When fusing the attention heads in every layer, we could just weigh all the attentions (in the current implementation it’s the attention after the softmax, but maybe it makes sense to change that) by the target class gradient, and then take the average among the attention heads

The main code for implementing the Gradient Attention Rollout method is as follows:

with torch.no_grad():
        for attention, grad in zip(attentions, gradients):                
            if counter == 0:
                counter += 1
                continue
        
            weights = grad            
            attention_heads_fused = (attention*weights).mean(axis=2)
            attention_heads_fused[attention_heads_fused < 0] = 0

            pdb.set_trace()
            # Drop the lowest attentions, but
            # don't drop the class token
            flat = attention_heads_fused.view(attention_heads_fused.size(0), -1)
            _, indices = flat.topk(int(flat.size(-1)*discard_ratio), -1, False)
            #indices = indices[indices != 0]
            flat[0, indices] = 0

            I = torch.eye(attention_heads_fused.size(0))
            a1 = (attention_heads_fused + 1.0*I)/2
            a1 = a1 / a1.sum(dim=-1)
            #pdb.set_trace()
            result = torch.matmul(a1, result)

Visual Results

TODO

So far we have presented two simple methods for explainable ViT based on attention maps and the gradient. We have tested these methods using single images for visualization purposes from the 🐶🐱 dataset. However, we haven’t yet introduced any quantified way to measure the performance of these methodologies. As a simple TODO you will need to come up with ways to measure the performance of these two methodologies. You will need to find a ground truth and compare both methodologies.

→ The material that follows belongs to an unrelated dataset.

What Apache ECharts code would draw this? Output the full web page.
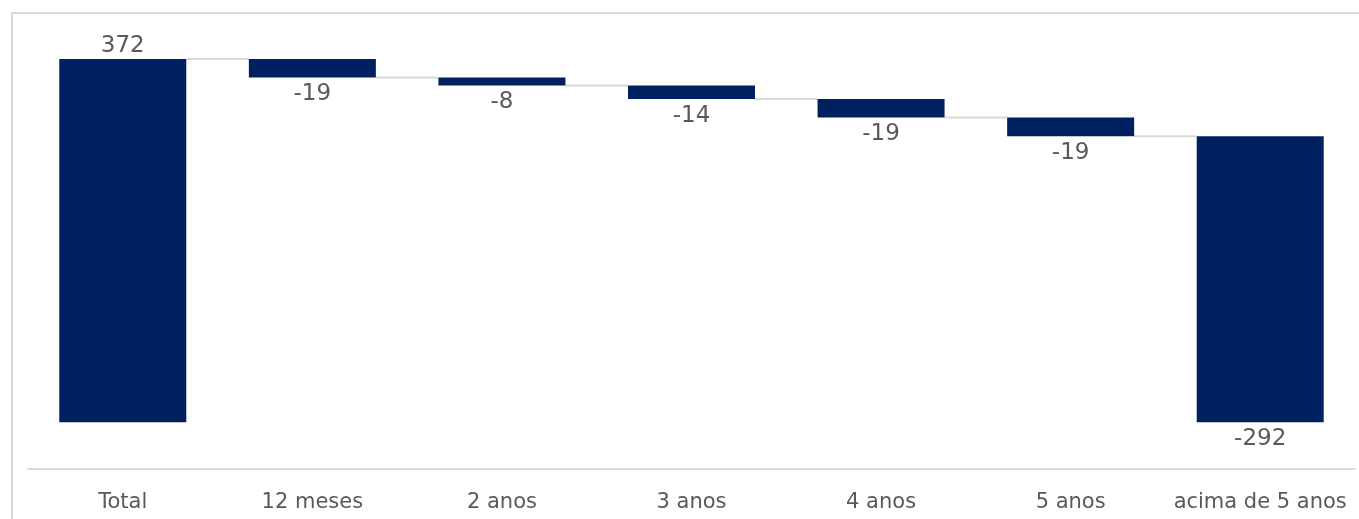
<!DOCTYPE html>
<html>
<head>
<meta charset="utf-8">
<script src="https://cdn.jsdelivr.net/npm/echarts@6/dist/echarts.min.js"></script>
<style>
  html, body { margin: 0; padding: 0; background: #fff; }
  #main { width: 1359px; height: 519px; }
</style>
</head>
<body>
<div id="main"></div>
<script>
// categorias e valores (R$ bi)
var categorias = ['Total', '12 meses', '2 anos', '3 anos', '4 anos', '5 anos', 'acima de 5 anos'];
var valorTotal = 372;
var variacoes = [-19, -8, -14, -19, -19];
var valorFinal = -292;

// monta base invisivel + barra visivel
var base = [], altura = [], rotulos = [], niveis = [];
var acum = valorTotal;
base.push(0); altura.push(valorTotal); rotulos.push(valorTotal); niveis.push(acum);
for (var i = 0; i < variacoes.length; i++) {
  acum += variacoes[i];
  base.push(acum);
  altura.push(-variacoes[i]);
  rotulos.push(variacoes[i]);
  niveis.push(acum);
}
base.push(0); altura.push(acum); rotulos.push(valorFinal);

var LARG_BARRA = 127;
var fonte = 'DejaVu Sans, Verdana, sans-serif';

var chart = echarts.init(document.getElementById('main'));
chart.setOption({
  animation: false,
  backgroundColor: '#fff',
  graphic: [{
    type: 'rect',
    shape: { x: 12, y: 13, width: 1400, height: 600 },
    style: { fill: 'none', stroke: '#d9d9d9', lineWidth: 2 },
    silent: true
  }],
  grid: { left: 28, right: 4, top: 20, bottom: 50 },
  xAxis: {
    type: 'category',
    data: categorias,
    axisLine: { onZero: false, lineStyle: { color: '#d9d9d9', width: 2 } },
    axisTick: { show: false },
    axisLabel: { color: '#595959', fontSize: 21, fontFamily: fonte, margin: 23, interval: 0 }
  },
  yAxis: {
    type: 'value',
    min: -48,
    max: 412,
    show: false,
    splitLine: { show: false }
  },
  series: [
    {
      type: 'bar',
      stack: 'w',
      data: base,
      barWidth: LARG_BARRA,
      itemStyle: { color: 'transparent' },
      silent: true
    },
    {
      type: 'bar',
      stack: 'w',
      data: altura.map(function (v, k) {
        return {
          value: v,
          label: {
            show: true,
            position: k === 0 ? 'top' : 'bottom',
            distance: k === 0 ? 2 : 5,
            formatter: String(rotulos[k]),
            color: '#595959',
            fontSize: 23,
            fontFamily: fonte
          }
        };
      }),
      barWidth: LARG_BARRA,
      itemStyle: { color: '#002060' }
    },
    {
      type: 'custom',
      silent: true,
      data: niveis.map(function (n, k) { return [k, n]; }),
      renderItem: function (params, api) {
        var k = api.value(0);
        var p1 = api.coord([k, api.value(1)]);
        var p2 = api.coord([k + 1, api.value(1)]);
        return {
          type: 'line',
          shape: { x1: p1[0] + LARG_BARRA / 2, y1: p1[1], x2: p2[0] - LARG_BARRA / 2, y2: p2[1] },
          style: { stroke: '#d9d9d9', lineWidth: 2 }
        };
      }
    }
  ]
});
</script>
</body>
</html>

Test also the gradCAM approach for ViT models and compare the results with the previous methods quantitatively and quantitatively.

Conclusions

In this tutorial, we have analyzed the ViT model and how it works. We have developed a simple ViT classifier for the 🐶🐱 dataset and trained the model. We have also analyzed two approaches for explaining the behavior of the ViT model. The first approach called Attention Rollout is based on the Attention Maps and a way to summarize the content of the attention maps to understand the behavior of the model. The second approach is called Gradient Attention Rollout and is based on the Gradient-based methods and a way to visualize the gradient influence over the attention maps which helps as well to understand the behavior of the model. We conclude with a simple TODO exercise that will help you understand the behavior of the ViT model and the interpretability methods.

References

[1] A. Vaswani, N. Shazeer, N. Parmar, J. Uszkoreit, L. Jones, A. Gomez, {. Kaiser, and I. Polosukhin. Advances in Neural Information Processing Systems, page 5998–6008. (2017).

[2] A. Dosovitskiy, L. Beyer, A. Kolesnikov, D. Weissenborn, X. Zhai, T. Unterthiner, M. Dehghani, M. Minderer, G. Heigold, S. Gelly, J. Uszkoreit, N, Houlsby, An Image is Worth 16x16 Words: Transformers for Image Recognition at Scale, International Conference on Learning Representations (2021).

[3] S. Abnar, W. Zuidema, Quantifying Attention Flow in Transformers, Proceedings of the 58th Annual Meeting of the Association for Computational Linguistics, 2020.

[4] H. Chefer, S. Gur, L. Wolf, Transformer Interpretability Beyond Attention Visualization, CVPR, 2021.